Without doubt, the current news context coloured reaction to Gavin's gig. It may well be that all the young luvvies are immensely talented, sophisticated and fully deserving of considering themselves some kind of social elite. But in the prevailing social climate of sleaze and parasitism in suits and designer dresses, a celebration such as Gavin's bash cannot but raise questions. Oh, there was absolutely no wrongdoing in evidence but the evidence available from past eulogies to self-styled social elites might have encouraged prudence among the revellers, even if decorum is clearly beyond some of them.

After Gavin, Fiona Looney performed a monologue about representations of Irish women on RTE. It included the memorable line that "Mrs Riordan was Dev's wet dream come to life". Fair enough, even if Mrs Riordan wasn't, as Fiona suggested, named "Maura Riordan" (she was "Mary Riordan" named after the mother of God and De Valera's Ireland). The final sketch was a weak J'Accuse effort against fast food, in which a young man pretended to butcher and eat a kitten. Then, @last, it was over.

IN contrast, real "real life" TV could be found this week on TG4. Images Of Our- selves spoke to three generations of Connemara women. Their reminiscences ranged from walking barefoot eight miles to school in the 1930s, through 1950s emigration and on to the comparative affluence of today. It wasn't, in fairness, a celebration of any golden age of poverty - older women admitted that life in Dev's Ireland was characteristically hard. But compared with Gavin's performance in the shoes section of Brown Thomas, the recall of barefoot realities had meaning.

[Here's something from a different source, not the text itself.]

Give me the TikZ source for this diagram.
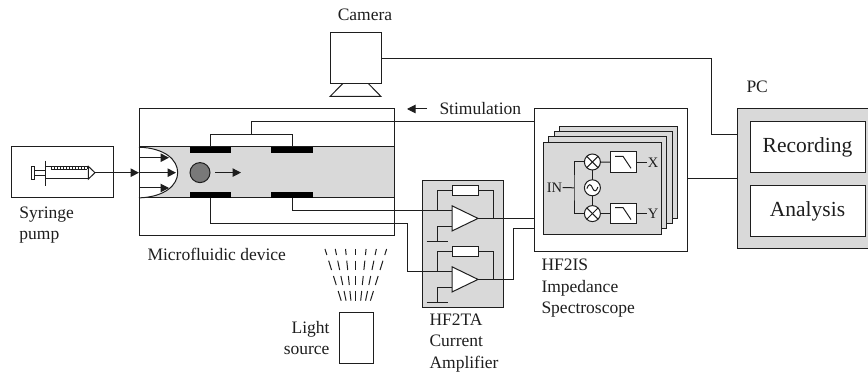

The format was a simple kind of generational oral-history. The moral fascism of traditional Ireland, in which children born outside of marriage were routinely taken from their mothers, was remembered. Certainly, Gavin and his hundreds of friends are, rightly, not bullied like that. There has, we can see, been considerable progress. But listening to the older Connemara women recount the reverence in which they held Catholic dictates, it was impossible not to feel that today's worship of ostentatious consumerism is, far from being sophisticated, merely a predictable peasant-like reaction to plenty.

It's impossible to be sure, of course, but none of the women featured in Images of Ourselves seemed likely to be Ansbacher account holders. Perhaps some of them have availed of Gaeltacht grants down the years - they didn't say - but they showed a commendable realism about their lives. Sure, they agreed that the landscape was beautiful but some of them spoke about "the violence and darkness" at school. In that, this was not an Alice Taylor fairy-tale of traditional Ireland, extolling the simple, bucolic life. It was real people talking about real lives. Its one fault was that it might have been a little tighter.

Finally, Citizens. Nell McCafferty and Jonathan Bell, equipped with camcorders, provided, respectively, Northern nationalist and unionist perspectives on the North during the week of Drumcree. The title, of course, was inappropriate, as the United Kingdom of Great Britain and Northern Ireland doesn't permit anything so liberal as citizenship. No, Nell and Jonathan are mere "subjects" of a monarch, the same queen as in "the queen's highway", which is Orange-speak for the Garvaghy Road.

Anyway, what was most remarkable - Nell's urination scene excepted - about this one was how little attitudes have shifted on both sides of the sectarian divide. Jonathan stressed democracy and family values; Nell admitted that she does not feel unionist pain as she does nationalist grief. Visiting Darkley "the scene of the Protestant Bloody Sunday", she acknowledged her own feelings by stressing her deficiency of feeling for Protestant suffering. This, at least, had the ring of honesty, of real life, about it. Jonathan's range of reference did not encompass such emotional complexities. It wasn't surprising but it is worrying that his (albeit genuinely-held) convictions also had the ring of real life. That's the real problem, eh?